Grahame Bilby

Personal information
- Full name: Grahame Paul Bilby
- Date of birth: 7 May 1941 (age 84)
- Place of birth: Wellington, New Zealand

Senior career*
- Years: Team / Apps / (Gls)
- ante 1964–1970: Seatoun
- 1971–?: Wellington City

International career
- 1967–1971: New Zealand / 8 / (1)

= Grahame Bilby =

New Zealand cricketer and footballer

Grahame Paul Bilby (born 7 May 1941) is a former New Zealand cricketer and association football player who represented both the New Zealand national cricket team and the New Zealand national football team.

==Cricket career==
An opening batsman, Bilby played in two Tests against the English cricket team, in Christchurch and Dunedin in 1965–66. Both Tests were drawn. He scored 28 and 3 in the first Test and 3 and 21 in the second. He was caught behind in three of those dismissals, and also took three catches in the field.

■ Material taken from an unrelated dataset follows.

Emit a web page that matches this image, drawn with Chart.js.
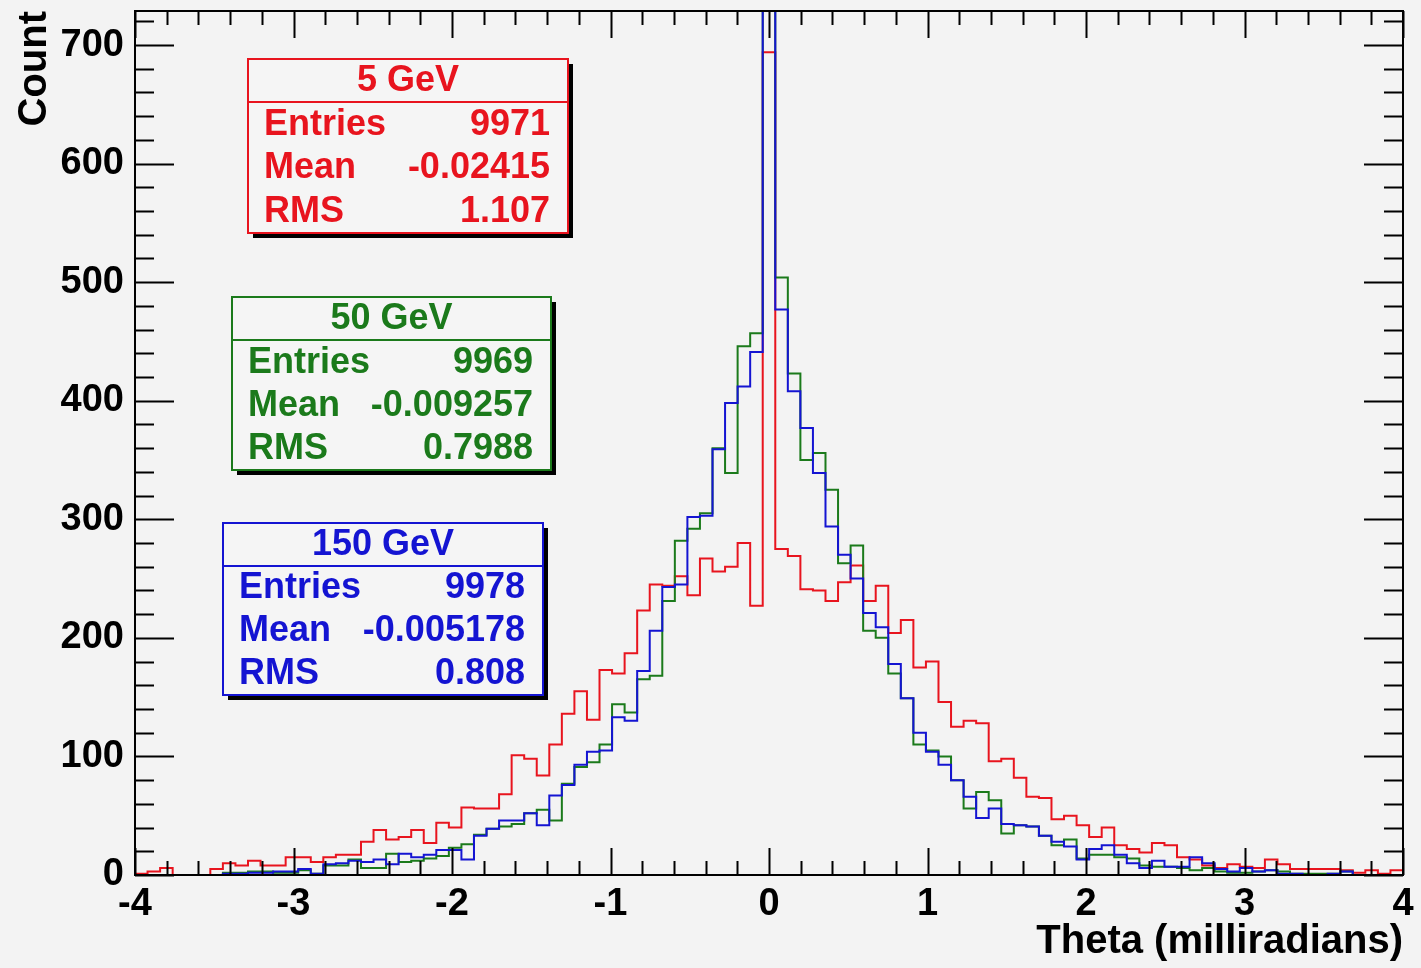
<!DOCTYPE html>
<html>
<head>
<meta charset="utf-8">
<title>Theta (milliradians)</title>
<script src="https://cdn.jsdelivr.net/npm/chart.js@4.4.0/dist/chart.umd.min.js"></script>
<style>
  html, body { margin: 0; padding: 0; background: #f3f3f3; }
  #chartBox { width: 1421px; height: 968px; }
</style>
</head>
<body>
<div id="chartBox"><canvas id="thetaChart" width="1421" height="968"></canvas></div>
<script>
// Histogram binning: 101 bins between -4 and 4 mrad
const xMin = -4;
const xMax = 4;
const nBins = 101;
const yMax = 728.7;

// Tick labels
const xTicks = [-4, -3, -2, -1, 0, 1, 2, 3, 4];
const yTicks = [0, 100, 200, 300, 400, 500, 600, 700];

// Bin contents
const counts5GeV = [
  1, 3, 6, 0, 0, 0, 5, 10, 8, 12,
  8, 8, 15, 15, 11, 15, 17, 17, 28, 38,
  30, 32, 38, 27, 44, 40, 57, 56, 56, 68,
  101, 98, 84, 110, 136, 155, 131, 173, 170, 187,
  223, 245, 244, 252, 236, 267, 256, 260, 280, 227,
  694,
  275, 269, 241, 240, 231, 247, 261, 231, 244, 204,
  215, 175, 180, 146, 125, 130, 128, 96, 98, 82,
  66, 65, 47, 50, 42, 32, 40, 25, 22, 19,
  27, 25, 15, 13, 8, 6, 9, 7, 6, 13,
  9, 5, 5, 5, 5, 4, 2, 4, 1, 4
];
const counts50GeV = [
  0, 0, 0, 0, 0, 0, 0, 2, 2, 3,
  3, 2, 2, 4, 1, 8, 8, 13, 6, 6,
  18, 11, 12, 14, 16, 23, 26, 34, 39, 41,
  43, 52, 55, 46, 77, 91, 95, 110, 144, 137,
  165, 168, 231, 282, 292, 305, 360, 339, 446, 457,
  1600,
  504, 423, 350, 356, 325, 263, 278, 206, 200, 170,
  149, 110, 105, 100, 80, 56, 70, 63, 35, 42,
  41, 33, 25, 30, 14, 17, 17, 15, 14, 8,
  7, 7, 6, 4, 6, 3, 2, 2, 3, 4,
  3, 1, 1, 1, 1, 3, 0, 0, 0, 0
];
const counts150GeV = [
  0, 0, 0, 0, 0, 0, 0, 1, 1, 2,
  2, 3, 3, 5, 1, 9, 10, 12, 11, 13,
  9, 18, 15, 17, 21, 21, 13, 33, 39, 46,
  46, 52, 42, 67, 76, 93, 104, 105, 133, 130,
  172, 206, 243, 245, 302, 303, 359, 398, 412, 441,
  1620,
  477, 408, 377, 339, 294, 270, 250, 221, 209, 178,
  149, 120, 104, 93, 80, 66, 48, 56, 43, 42,
  41, 33, 28, 24, 13, 22, 25, 17, 10, 6,
  12, 7, 7, 15, 10, 5, 3, 6, 3, 4,
  1, 1, 0, 0, 1, 3, 0, 0, 0, 0
];

// Stats box contents
const statTitles = ['5 GeV', '50 GeV', '150 GeV'];
const statEntries = ['9971', '9969', '9978'];
const statMeans = ['-0.02415', '-0.009257', '-0.005178'];
const statRms = ['1.107', '0.7988', '0.808'];

const RED = '#e8141e';
const GREEN = '#1b7a1b';
const BLUE = '#1414d2';
const boldFont = '"Liberation Sans", Arial, Helvetica, sans-serif';

// turn bin contents into the outline of a step histogram
function stepPoints(counts) {
  const w = (xMax - xMin) / nBins;
  const pts = [];
  counts.forEach((c, i) => {
    pts.push({ x: xMin + i * w, y: c });
    pts.push({ x: xMin + (i + 1) * w, y: c });
  });
  return pts;
}

// stat box placement on the canvas
const boxLayout = [
  { l: 248, t: 59, r: 568, b: 233, sep: 102, color: RED },
  { l: 232, t: 297, r: 551, b: 470, sep: 340, color: GREEN },
  { l: 223, t: 523, r: 543, b: 695, sep: 566, color: BLUE }
];

const rootFrame = {
  id: 'rootFrame',
  beforeDraw(chart) {
    const ctx = chart.ctx;
    ctx.save();
    ctx.fillStyle = '#f3f3f3';
    ctx.fillRect(0, 0, chart.width, chart.height);
    ctx.restore();
  },
  afterDatasetsDraw(chart) {
    const { ctx, chartArea: a, scales: { x, y } } = chart;
    ctx.save();
    ctx.strokeStyle = '#000';
    ctx.lineWidth = 2;
    ctx.beginPath();
    // x ticks every 0.2, on bottom and top
    for (let i = 0; i <= 40; i++) {
      const v = xMin + i * 0.2;
      const px = Math.round(x.getPixelForValue(v)) + 0.5;
      const len = (i % 5 === 0) ? 27 : 14;
      ctx.moveTo(px, a.bottom);
      ctx.lineTo(px, a.bottom - len);
      ctx.moveTo(px, a.top);
      ctx.lineTo(px, a.top + len);
    }
    // y ticks every 20, on left and right
    for (let i = 0; i * 20 <= yMax; i++) {
      const py = Math.round(y.getPixelForValue(i * 20)) + 0.5;
      const len = (i % 5 === 0) ? 39 : 19;
      ctx.moveTo(a.left, py);
      ctx.lineTo(a.left + len, py);
      ctx.moveTo(a.right, py);
      ctx.lineTo(a.right - len, py);
    }
    ctx.stroke();
    ctx.strokeRect(a.left, a.top, a.right - a.left, a.bottom - a.top);
    ctx.restore();
  },
  afterDraw(chart) {
    const ctx = chart.ctx;
    ctx.save();
    boxLayout.forEach((bx, i) => {
      const w = bx.r - bx.l;
      const h = bx.b - bx.t;
      ctx.fillStyle = '#000';
      ctx.fillRect(bx.l + 5, bx.t + 5, w, h);
      ctx.fillStyle = '#f5f5f5';
      ctx.fillRect(bx.l, bx.t, w, h);
      ctx.strokeStyle = bx.color;
      ctx.lineWidth = 2;
      ctx.strokeRect(bx.l, bx.t, w, h);
      ctx.beginPath();
      ctx.moveTo(bx.l, bx.sep);
      ctx.lineTo(bx.r, bx.sep);
      ctx.stroke();

      ctx.fillStyle = bx.color;
      ctx.font = 'bold 36px ' + boldFont;
      ctx.textBaseline = 'middle';
      ctx.textAlign = 'center';
      ctx.fillText(statTitles[i], (bx.l + bx.r) / 2, (bx.t + bx.sep) / 2 + 1);

      const rowH = (bx.b - bx.sep) / 3;
      const rows = [['Entries', statEntries[i]], ['Mean', statMeans[i]], ['RMS', statRms[i]]];
      rows.forEach((row, j) => {
        const cy = bx.sep + rowH * (j + 0.5) + 1;
        ctx.textAlign = 'left';
        ctx.fillText(row[0], bx.l + 16, cy);
        ctx.textAlign = 'right';
        ctx.fillText(row[1], bx.r - 18, cy);
      });
    });
    ctx.restore();
  }
};

const ctx = document.getElementById('thetaChart');
new Chart(ctx, {
  type: 'line',
  data: {
    datasets: [
      { label: '5 GeV', data: stepPoints(counts5GeV), borderColor: RED, order: 3 },
      { label: '50 GeV', data: stepPoints(counts50GeV), borderColor: GREEN, order: 2 },
      { label: '150 GeV', data: stepPoints(counts150GeV), borderColor: BLUE, order: 1 }
    ]
  },
  options: {
    responsive: false,
    animation: false,
    parsing: false,
    normalized: true,
    layout: { padding: { left: 0, right: 18, top: 11, bottom: 0 } },
    elements: {
      line: { borderWidth: 2, tension: 0, fill: false, borderCapStyle: 'butt', borderJoinStyle: 'miter' },
      point: { radius: 0, hoverRadius: 0 }
    },
    plugins: {
      legend: { display: false },
      tooltip: { enabled: false }
    },
    scales: {
      x: {
        type: 'linear',
        min: xMin,
        max: xMax,
        afterBuildTicks(scale) { scale.ticks = xTicks.map(v => ({ value: v })); },
        afterFit(scale) {
          scale.height = 93;
          scale.paddingLeft = 0;
          scale.paddingRight = 0;
        },
        ticks: {
          color: '#000',
          font: { family: boldFont, size: 38, weight: 'bold' },
          padding: 7,
          maxRotation: 0,
          autoSkip: false,
          includeBounds: false
        },
        grid: { display: false, drawTicks: false, tickLength: 0 },
        border: { display: false },
        title: {
          display: true,
          text: 'Theta (milliradians)',
          align: 'end',
          color: '#000',
          font: { family: boldFont, size: 40, weight: 'bold' },
          padding: { top: 0, bottom: 2 }
        }
      },
      y: {
        type: 'linear',
        min: 0,
        max: yMax,
        afterBuildTicks(scale) { scale.ticks = yTicks.map(v => ({ value: v })); },
        afterFit(scale) {
          scale.width = 135;
          scale.paddingTop = 0;
          scale.paddingBottom = 0;
        },
        ticks: {
          color: '#000',
          font: { family: boldFont, size: 38, weight: 'bold' },
          padding: 11,
          autoSkip: false,
          includeBounds: false
        },
        grid: { display: false, drawTicks: false, tickLength: 0 },
        border: { display: false },
        title: {
          display: true,
          text: 'Count',
          align: 'end',
          color: '#000',
          font: { family: boldFont, size: 40, weight: 'bold' },
          padding: { top: 11, bottom: 0 }
        }
      }
    }
  },
  plugins: [rootFrame]
});
</script>
</body>
</html>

Bilby played his domestic cricket for Wellington from 1962–63 to 1975–76. His innings of 161 against Otago in the 1965–66 season, the highest score in the competition, probably earned him his Test debut later that season. In his first-class career he played in 57 matches, with a respectable 32.62 average, and which included 3 centuries and 15 fifties. He was named New Zealand Cricket Almanack Player of the Year in 1974.

==Football career==
Bilby made his full All Whites debut in a 0–4 loss to New Caledonia on 8 November 1967. He ended his international playing career with 8 A-international caps and 1 goal to his credit, his final cap a substitute appearance in a 2–4 loss, also to New Caledonia, on 18 July 1971.

==Personal life==
After attending Rongotai College, Bilby spent his working life in information technology. He and his wife Joy have two daughters and a son.